AI models can be trained without tick data for many prediction tasks, but tick data is essential when models must reason about order flow, spread dynamics, or execution quality. NxCore supplies a normalized, multi-asset tick stream delivered over UDP/TCP, with historical data available separately for replay and model validation.

Why this matters

Model inputs determine what patterns are learnable. Aggregated bars smooth intra-interval dynamics and can hide signals critical to execution and microstructure tasks. Training on mismatched granularity can produce models that behave differently when deployed in low-latency environments.

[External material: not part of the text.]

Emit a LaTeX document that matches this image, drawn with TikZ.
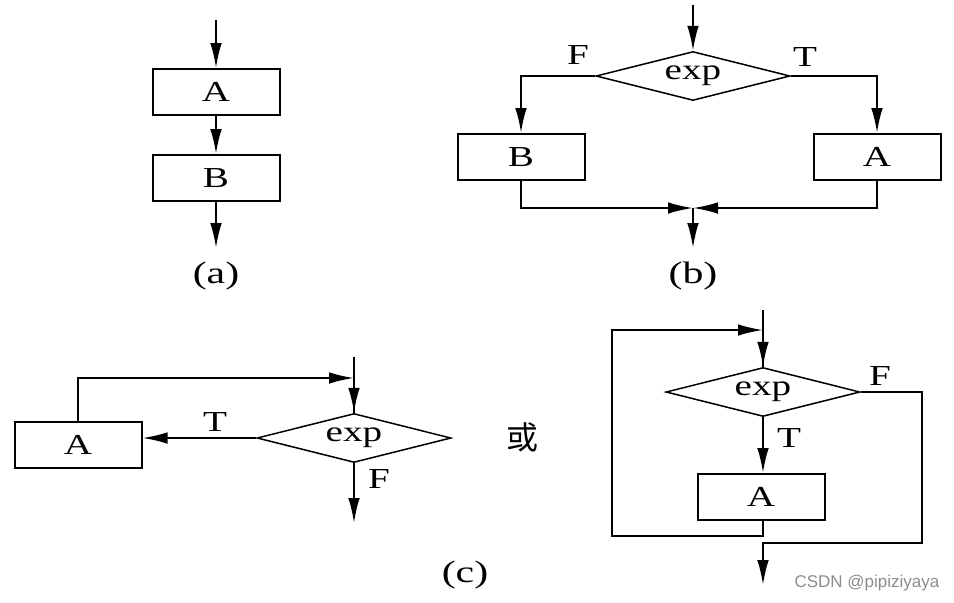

Data Requirements by AI Trading Task

 

Task Type Tick Data Required? Why
Directional prediction (daily) No Minute or daily bars often suffice
Directional prediction (intraday) Possibly Depends on holding period
Execution policy / slippage modeling Yes Spread dynamics happen tick-by-tick
Market making Yes Order book changes at high frequency
Order flow imbalance Yes Trade sequencing matters
Sentiment / alternative data models No Other signals often dominate

Comparison: Tick vs Aggregated Data for AI Training

 

Aspect Tick Data Aggregated (Minute/Daily)
Pattern richness Full microstructure Smoothed, hides intra-interval
Training size Large (can be a challenge) Manageable
Infrastructure cost Higher (storage, throughput) Lower
Execution model fit Good Limited (misses slippage dynamics)
Long-horizon signal fit May be overkill Often appropriate

Real‑world example

A trading firm trained an execution policy. Models trained on minute bars under-predicted slippage in their testing environment. After switching to tick-derived features such as order arrival rate, spread evolution, and time-since-last-trade, simulated fills more closely matched paper trading results.

The team used replayable historical tick data (supplied separately) to debug model behavior. (Note: example results are for illustration; actual outcomes depend on specific instruments and market conditions.)

Common mistakes

  • Training execution models on minute bars and expecting high-frequency behavior
  • Ignoring timestamp sequencing and event ordering when constructing features
  • Underprovisioning storage and compute for tick pipelines (or overprovisioning for simple tasks)
  • Failing to validate models with replayed live ticks and paper fills before deployment

Frequently asked questions

Q: Can I downsample ticks for training?

A: Yes for some tasks, but only after deriving microstructure features (imbalance, microprice, etc.). Validate against replayed ticks where possible.

Q: Do tick-trained models always outperform aggregated models?

A: No. For long-horizon signals (daily returns), aggregated data often suffices. Tick data helps where intra-interval dynamics matter.

Q: How costly is tick data infrastructure?

A: Higher than aggregated data. Mitigate with feature extraction (compute once, store features), compression, and selective retention.

Q: Can I use a hybrid approach?

A: Yes. Extract tick-derived features offline, then feed those aggregated features into models at runtime to reduce latency and cost.

Who This Is For / Who This Is NOT For

For: ML engineers, quant researchers, execution teams building low-latency models.

NOT for: Long-horizon portfolio managers who only need daily or weekly signals.

What to do next

Start with a small, representative tick dataset for your target instruments. Extract a compact set of tick-derived features. Run replay tests to compare model fills against paper trading. Iterate before scaling to full universe.